Teen says school spied on him at home via school-issued laptop
Harriton High School in Pennsylvania gave laptops to all students. But when it appeared to use the webcam to monitor student behavior, it ran into a buzz saw of criticism, including a class-action lawsuit.
Matt Rourke/AP
A Pennsylvania high-schooler has accused school officials of spying on him at home by remotely activating his laptop webcam. The case has sparked a new flurry of attention to the legal and ethical issues swirling around technology and education.
Blake Robbins and his parents filed a class-action suit against the Lower Merion School District in Ardmore, Pa., alleging “indiscriminate remote activation of a webcam” and “intentional interception of ... private webcam images” by school officials.
The issue arose, the Feb. 11 lawsuit says, when Harriton High School assistant principal Lindy Matsko told Blake that he was suspected of engaging in improper behavior and that the evidence was an image from the webcam embedded in the school-issued laptop.
“If the facts are as they appear to be in the claims by the student, it’s shocking,” says John Palfrey, a law professor and co-director of the Berkman Center for Internet & Society at Harvard Law School.
High school gave laptops to all students
The district was one of the first in the United States to provide laptops to all high school students to enrich their education, Superintendent Christopher McGinley notes in a letter on the district’s website.

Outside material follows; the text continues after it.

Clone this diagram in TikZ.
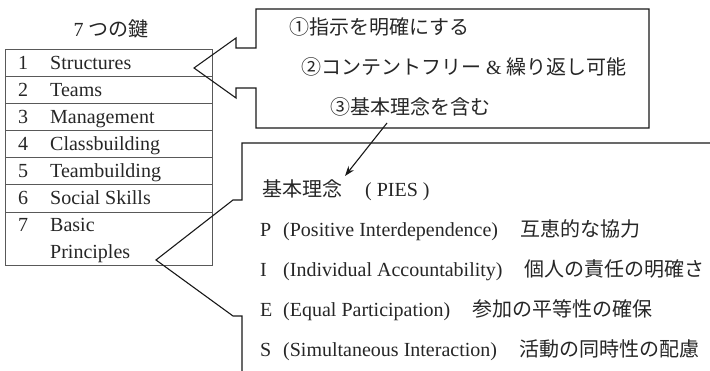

The letter attempts to reassure families that protecting student privacy is paramount. It explains that a feature allowing a still image to be taken via webcam remotely was intended to track lost or stolen laptops, and that it was deactivated yesterday. A review is also under way of the security feature’s use and of “any other technology areas in which the intersection of privacy and security may come into play,” the letter notes.
As news about the lawsuit surfaced, some students began putting tape over their laptop cameras and microphones, the Associated Press reports.
“If [the district’s] version of the story is true, it still reveals a bad judgment call ... to [have had] such a technology feature in place,” says Mr. Palfrey. “The bigger picture is that schools have no idea by and large what to do with technology ... [and an incident like the one alleged] does a huge disservice to efforts to modernize the way we are educating our kids for a 21st-century workforce [by integrating] appropriate use of technology.”
Schools struggle with new technologies
Schools have long struggled with how to regulate student behavior when it comes to new technologies, with controversies arising over everything from “sexting” on cellphones to posting rude or threatening comments on social networking sites like Facebook.
Broadly speaking, “it’s a controversial area – to what degree should schools be able to regulate student behavior that isn’t directly connected to what goes on at school?” says Len Rieser, co-director of the Education Law Center in Philadelphia. “Where the courts and the law [in Pennsylvania] have tended to come down is that behavior that happens outside of school and doesn’t impact the school is not within the school’s proper area of authority.”
This is a rare case where the administrators’ rather than the students’ use of school technology is at issue, raising the question of whether school officials are trained adequately in how to set and execute appropriate technology policies.
“Now that we’ve discovered that this [remote operation of webcams] is possible, it provides a good opportunity for people to say, ‘This is absolutely unacceptable,’ and to put in place safeguards against it,” Mr. Rieser says.